Working co-operatively on research projects with other academic institutions in India and abroad force-multiplies the creativity of both sides. I am happy to see many examples of this kind of co-operation this year. Prof Raghabendra Chattopadhay’s work on the Rajasthan Police that I referred to earlier was done in co-operation with scholars from the Massachusetts Institute of Technology and Yale University; Somprakash Bandyopadhyay’s work on peer-to-peer networks for disaster relief was done with scholars from B. P. Poddar Institute of Management. There are many more such examples: Parthasarathi Dasgupta’ with scholars from Academy of Technology & APC College, West Bengal; Prof Peeyush Mehta with scholars from the Indian School of Mines, Prof Debashis Saha with Kalyani Government Engineering College, Rohit Varman with  Suffolk University &  University of Rhode, Somprakash Bandyopadhyay with Dept. of Economics, Lady Brabourne College, Balram Avittathur with the University of South Carolina, Ramendra Singh with IIM Ranchi and Debashis Saha with Jadavpur University, Neotia Institute of Technology Management,  and Prof Asim Pal with the Haldia Government College. We also have examples of faculty collaborating with business organizations to produce research papers: Sumanta Basu with HCL Technologies, Ashok Bannerjee with the Thought Arbitrage Research Institute are two examples. I am particularly glad to see our faculty work with other Indian institutions- we are a public institution and we have a duty to stimulate creative work in these institutions.

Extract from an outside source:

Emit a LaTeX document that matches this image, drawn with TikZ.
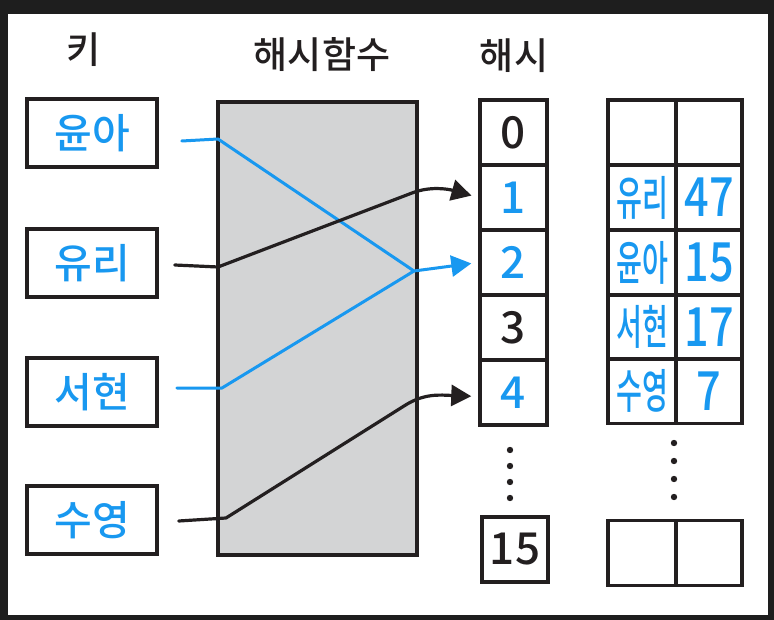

All of this is very exciting, no doubt, but what excites me the most is when we see work which questions current deeply held beliefs in management theory. It is only then that the frontiers of knowledge are pushed back. And we have many different examples of this type of work this year. Here are some examples.
Prof Amit Dhiman examines that staple of corporate life, the Annual Performance Appraisal to understand its underlying political dimensions. Prof Ritu Mehta examines the unstated assumption in this era of globalization- are Indian consumers that identical to consumers elsewhere in the world? Prof Rajiv Kumar examines what exactly goes into making that oft-used concept “tacit knowledge”. Prof Nimruji Jammulamadaka studies the SKS Microfinance episode and asks whether the classic Private Equity culture can work in contexts like microfinance. In another paper she takes a critical look at the world of NGOs. Prof Raminder Singh delves deep into the notion of “Jugad” and demonstrates that it is not only a way of ‘making do’ but also a way of survival for consumers at the bottom of the pyramid. Prof Rohit Varman asks whether the Marketing discipline, which is usually seen as operating in the technocratic realm, is also used to advance ideas and ideologies of many kinds.

For those who think that our faculty researchers are lone voices in the wilderness with scant attention being paid to it by policy makers we have the example of Prof Sudip Chaudhuri’s work. His book, The WTO and India’s Pharmaceuticals Industry, was extensively quoted in the Supreme Court’s historic judgement earlier this week on the Novartis cancer drug patent case. Sudip’s long standing work on the dynamics of pharma patents has no doubt shaped policy thinking on this matter at the highest levels in India. He is now turning his attention to the problems of Indian manufacturing and I have no doubt that his work there will shape policy thinking on that as well.

, finally, to give you a sense of the international reach of our thought leadership, here is a list of cities in the world where our faculty were invited to present research papers at conferences: Atlanta, Auckland, Bali, Berlin, Boston, Chicago, Dubai, Florida, Hannover, Honolulu, Istanbul, Kyoto, Lausanne, Lisbon, Lyon, Melbourne, New York, Osaka, Paris, Pattaya, Phoenix, Porto- Portugal, Pretoria-South Africa, Queenstown- New Zealand, Rio de Janiero, San Diego, San Francisco, Seattle, Seoul, Shanghai, Singapore, Sussex, Umea-Sweden, Venice, Vitnius-Luthuania, Washington DC, and York, UK…all in the last 12 months!